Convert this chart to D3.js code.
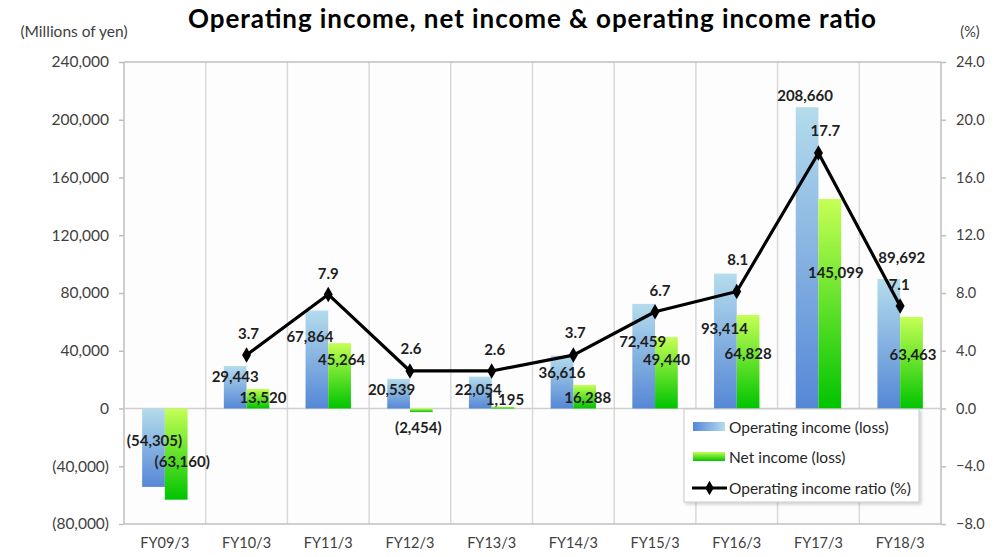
<!DOCTYPE html>
<html><head><meta charset="utf-8">
<script src="https://cdn.jsdelivr.net/npm/d3@7"></script>
<style>
html,body{margin:0;padding:0;background:#fff;}
svg{display:block;font-family:Lato,"Liberation Sans",sans-serif;}
</style></head>
<body><svg id="chart" width="995" height="557"></svg>
<script>
const categories = ["FY09/3","FY10/3","FY11/3","FY12/3","FY13/3","FY14/3","FY15/3","FY16/3","FY17/3","FY18/3"];
const operatingIncome = [-54305, 29443, 67864, 20539, 22054, 36616, 72459, 93414, 208660, 89692];
const netIncome = [-63160, 13520, 45264, -2454, 1195, 16288, 49440, 64828, 145099, 63463];
const incomeRatio = [null, 3.7, 7.9, 2.6, 2.6, 3.7, 6.7, 8.1, 17.7, 7.1];
const leftTicks = [-80000, -40000, 0, 40000, 80000, 120000, 160000, 200000, 240000];
const rightTicks = [-8, -4, 0, 4, 8, 12, 16, 20, 24];
const seriesNames = ["Operating income (loss)", "Net income (loss)", "Operating income ratio (%)"];

// label nudges (layout only, pixels relative to bar end / marker)
const opNudge = [[1,-47],[0,10],[-7,25],[-7,10],[-2,12],[0,16],[-1,37],[-1,54],[-2,-12],[13,-22]];
const netNudge = [[6,-39],[5,8.5],[2,16],[-3,14.5],[2,-8],[3,12.5],[0,22],[0,38.5],[6,73],[1.5,37.5]];
const ratioNudge = [[0,0],[2,-22],[0,-21],[1,-23],[3,-21.5],[2,-23],[5,-22],[1,-33],[7,-23],[-1,-22]];

const svg = d3.select("#chart");
const L = 124, R = 941, T = 62, B = 524;

const x = d3.scaleBand().domain(categories).range([L, R]).padding(0);
const bw = x.bandwidth();
const xs = d3.scaleBand().domain(["op","net"]).range([bw*0.222, bw*0.778]).padding(0);
const yL = d3.scaleLinear().domain([-80000, 240000]).range([B, T]);
const yR = d3.scaleLinear().domain([-8, 24]).range([B, T]);

const fmt = v => v < 0 ? "(" + d3.format(",")(-v) + ")" : d3.format(",")(v);

// gradients
const defs = svg.append("defs");
const gOp = defs.append("linearGradient").attr("id","gOp").attr("x1",0).attr("y1",0).attr("x2",0).attr("y2",1);
gOp.append("stop").attr("offset","0%").attr("stop-color","#b4dcec");
gOp.append("stop").attr("offset","100%").attr("stop-color","#5587d6");
const gNet = defs.append("linearGradient").attr("id","gNet").attr("x1",0).attr("y1",0).attr("x2",0).attr("y2",1);
gNet.append("stop").attr("offset","0%").attr("stop-color","#c6ff55");
gNet.append("stop").attr("offset","100%").attr("stop-color","#00c400");
const gOpL = defs.append("linearGradient").attr("id","gOpL").attr("x1",0).attr("y1",0).attr("x2",1).attr("y2",0);
gOpL.append("stop").attr("offset","0%").attr("stop-color","#5587d6");
gOpL.append("stop").attr("offset","100%").attr("stop-color","#b4dcec");
const gNetL = defs.append("linearGradient").attr("id","gNetL").attr("x1",0).attr("y1",0).attr("x2",0).attr("y2",1);
gNetL.append("stop").attr("offset","0%").attr("stop-color","#c6ff55");
gNetL.append("stop").attr("offset","100%").attr("stop-color","#00c400");
const sh = defs.append("filter").attr("id","shadow").attr("x","-10%").attr("y","-10%").attr("width","130%").attr("height","130%");
sh.append("feDropShadow").attr("dx",2).attr("dy",2).attr("stdDeviation",1.5).attr("flood-color","#000").attr("flood-opacity",0.18);

// plot background
svg.append("rect").attr("x",L).attr("y",T).attr("width",R-L).attr("height",B-T).attr("fill","#fdfdfd");

// vertical gridlines
const bounds = categories.map(c => x(c)).concat([R]);
svg.append("g").selectAll("line").data(bounds.slice(1,-1)).join("line")
  .attr("x1",d=>d).attr("x2",d=>d).attr("y1",T).attr("y2",B)
  .attr("stroke","#d9d9d9").attr("stroke-width",1.5);

// border lines
svg.append("line").attr("x1",L).attr("x2",R).attr("y1",T).attr("y2",T).attr("stroke","#bfbfbf").attr("stroke-width",1.5);
svg.append("line").attr("x1",L).attr("x2",R).attr("y1",B).attr("y2",B).attr("stroke","#bfbfbf").attr("stroke-width",1.5);

// left axis
const axL = svg.append("g").attr("transform",`translate(${L},0)`)
  .call(d3.axisLeft(yL).tickValues(leftTicks).tickFormat(fmt).tickSize(5).tickPadding(10));
axL.select(".domain").attr("stroke","#bfbfbf").attr("stroke-width",1.5).attr("d",`M0,${T}V${B}`);
axL.selectAll(".tick line").attr("stroke","#bfbfbf").attr("stroke-width",1.5);
axL.selectAll("text").attr("font-size",15.5).attr("fill","#404040").attr("font-family","Lato,sans-serif");

// right axis
const axR = svg.append("g").attr("transform",`translate(${R},0)`)
  .call(d3.axisRight(yR).tickValues(rightTicks).tickFormat(d3.format(".1f")).tickSize(5).tickPadding(10));
axR.select(".domain").attr("stroke","#bfbfbf").attr("stroke-width",1.5).attr("d",`M0,${T}V${B}`);
axR.selectAll(".tick line").attr("stroke","#bfbfbf").attr("stroke-width",1.5);
axR.selectAll("text").attr("font-size",14.5).attr("fill","#404040").attr("font-family","Lato,sans-serif");

// zero line
svg.append("line").attr("x1",L).attr("x2",R).attr("y1",yL(0)).attr("y2",yL(0)).attr("stroke","#cfcfcf").attr("stroke-width",1.5);

// bottom axis
const axB = svg.append("g").attr("transform",`translate(0,${B})`)
  .call(d3.axisBottom(x).tickSize(0).tickPadding(14));
axB.select(".domain").remove();
axB.selectAll("text").attr("font-size",14.5).attr("fill","#404040").attr("font-family","Lato,sans-serif");

// bars
const gBars = svg.append("g");
categories.forEach((c,i) => {
  const vo = operatingIncome[i], vn = netIncome[i];
  gBars.append("rect").attr("x", x(c)+xs("op")).attr("width", xs.bandwidth())
    .attr("y", yL(Math.max(0,vo))).attr("height", Math.abs(yL(vo)-yL(0))).attr("fill","url(#gOp)");
  gBars.append("rect").attr("x", x(c)+xs("net")).attr("width", xs.bandwidth())
    .attr("y", yL(Math.max(0,vn))).attr("height", Math.abs(yL(vn)-yL(0))).attr("fill","url(#gNet)");
});

// line
const pts = categories.map((c,i)=>({c, v:incomeRatio[i], i})).filter(d=>d.v!==null);
const line = d3.line().x(d=>x(d.c)+bw/2).y(d=>yR(d.v));
svg.append("path").datum(pts).attr("d",line).attr("fill","none").attr("stroke","#000").attr("stroke-width",3.2).attr("stroke-linejoin","round");
svg.append("g").selectAll("path").data(pts).join("path")
  .attr("d", d3.symbol(d3.symbolDiamond, 70))
  .attr("transform", d=>`translate(${x(d.c)+bw/2},${yR(d.v)})`).attr("fill","#000");

// data labels
const lab = svg.append("g").attr("font-weight","bold").attr("font-size",15).attr("fill","#1f1f1f")
  .attr("text-anchor","middle").attr("dominant-baseline","central");
categories.forEach((c,i) => {
  const vo = operatingIncome[i], vn = netIncome[i];
  lab.append("text").attr("x", x(c)+xs("op")+xs.bandwidth()/2+opNudge[i][0]).attr("y", yL(vo)+opNudge[i][1]).text(fmt(vo));
  lab.append("text").attr("x", x(c)+xs("net")+xs.bandwidth()/2+netNudge[i][0]).attr("y", yL(vn)+netNudge[i][1]).text(fmt(vn));
  if (incomeRatio[i] !== null)
    lab.append("text").attr("x", x(c)+bw/2+ratioNudge[i][0]).attr("y", yR(incomeRatio[i])+ratioNudge[i][1]).text(d3.format(".1f")(incomeRatio[i]));
});

// title & unit labels
svg.append("text").attr("x",532).attr("y",18).attr("text-anchor","middle").attr("dominant-baseline","central")
  .attr("font-size",26).attr("font-weight","bold").attr("fill","#000")
  .attr("textLength",688).attr("lengthAdjust","spacing")
  .text("Operating income, net income & operating income ratio");
svg.append("text").attr("x",74).attr("y",31).attr("text-anchor","middle").attr("dominant-baseline","central")
  .attr("font-size",15.5).attr("fill","#404040").text("(Millions of yen)");
svg.append("text").attr("x",970).attr("y",31).attr("text-anchor","middle").attr("dominant-baseline","central")
  .attr("font-size",14.5).attr("fill","#404040").text("(%)");

// legend
const lg = svg.append("g");
lg.append("rect").attr("x",684).attr("y",409).attr("width",235).attr("height",93).attr("fill","#fff")
  .attr("stroke","#c8c8c8").attr("stroke-width",1).attr("filter","url(#shadow)");
const ly = [426.5, 456.5, 488];
lg.append("rect").attr("x",693).attr("y",ly[0]-4.5).attr("width",32).attr("height",9).attr("fill","url(#gOpL)");
lg.append("rect").attr("x",693).attr("y",ly[1]-4.5).attr("width",32).attr("height",9).attr("fill","url(#gNetL)");
lg.append("line").attr("x1",692).attr("x2",727).attr("y1",ly[2]).attr("y2",ly[2]).attr("stroke","#000").attr("stroke-width",3);
lg.append("path").attr("d", d3.symbol(d3.symbolDiamond, 60)).attr("transform",`translate(709.5,${ly[2]})`).attr("fill","#000");
seriesNames.forEach((n,i) => {
  lg.append("text").attr("x",729).attr("y",ly[i]).attr("dominant-baseline","central")
    .attr("font-size",15.5).attr("fill","#262626").text(n);
});
</script></body></html>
------------------------------------------------
**Stated exercise**
Write out each line of the listing above, exactly, from its first line to the line holding "const fmt = v", inclusive. Skip the pictures.

**Response**
Convert this chart to D3.js code.
<!DOCTYPE html>
<html><head><meta charset="utf-8">
<script src="https://cdn.jsdelivr.net/npm/d3@7"></script>
<style>
html,body{margin:0;padding:0;background:#fff;}
svg{display:block;font-family:Lato,"Liberation Sans",sans-serif;}
</style></head>
<body><svg id="chart" width="995" height="557"></svg>
<script>
const categories = ["FY09/3","FY10/3","FY11/3","FY12/3","FY13/3","FY14/3","FY15/3","FY16/3","FY17/3","FY18/3"];
const operatingIncome = [-54305, 29443, 67864, 20539, 22054, 36616, 72459, 93414, 208660, 89692];
const netIncome = [-63160, 13520, 45264, -2454, 1195, 16288, 49440, 64828, 145099, 63463];
const incomeRatio = [null, 3.7, 7.9, 2.6, 2.6, 3.7, 6.7, 8.1, 17.7, 7.1];
const leftTicks = [-80000, -40000, 0, 40000, 80000, 120000, 160000, 200000, 240000];
const rightTicks = [-8, -4, 0, 4, 8, 12, 16, 20, 24];
const seriesNames = ["Operating income (loss)", "Net income (loss)", "Operating income ratio (%)"];

// label nudges (layout only, pixels relative to bar end / marker)
const opNudge = [[1,-47],[0,10],[-7,25],[-7,10],[-2,12],[0,16],[-1,37],[-1,54],[-2,-12],[13,-22]];
const netNudge = [[6,-39],[5,8.5],[2,16],[-3,14.5],[2,-8],[3,12.5],[0,22],[0,38.5],[6,73],[1.5,37.5]];
const ratioNudge = [[0,0],[2,-22],[0,-21],[1,-23],[3,-21.5],[2,-23],[5,-22],[1,-33],[7,-23],[-1,-22]];

const svg = d3.select("#chart");
const L = 124, R = 941, T = 62, B = 524;

const x = d3.scaleBand().domain(categories).range([L, R]).padding(0);
const bw = x.bandwidth();
const xs = d3.scaleBand().domain(["op","net"]).range([bw*0.222, bw*0.778]).padding(0);
const yL = d3.scaleLinear().domain([-80000, 240000]).range([B, T]);
const yR = d3.scaleLinear().domain([-8, 24]).range([B, T]);

const fmt = v => v < 0 ? "(" + d3.format(",")(-v) + ")" : d3.format(",")(v);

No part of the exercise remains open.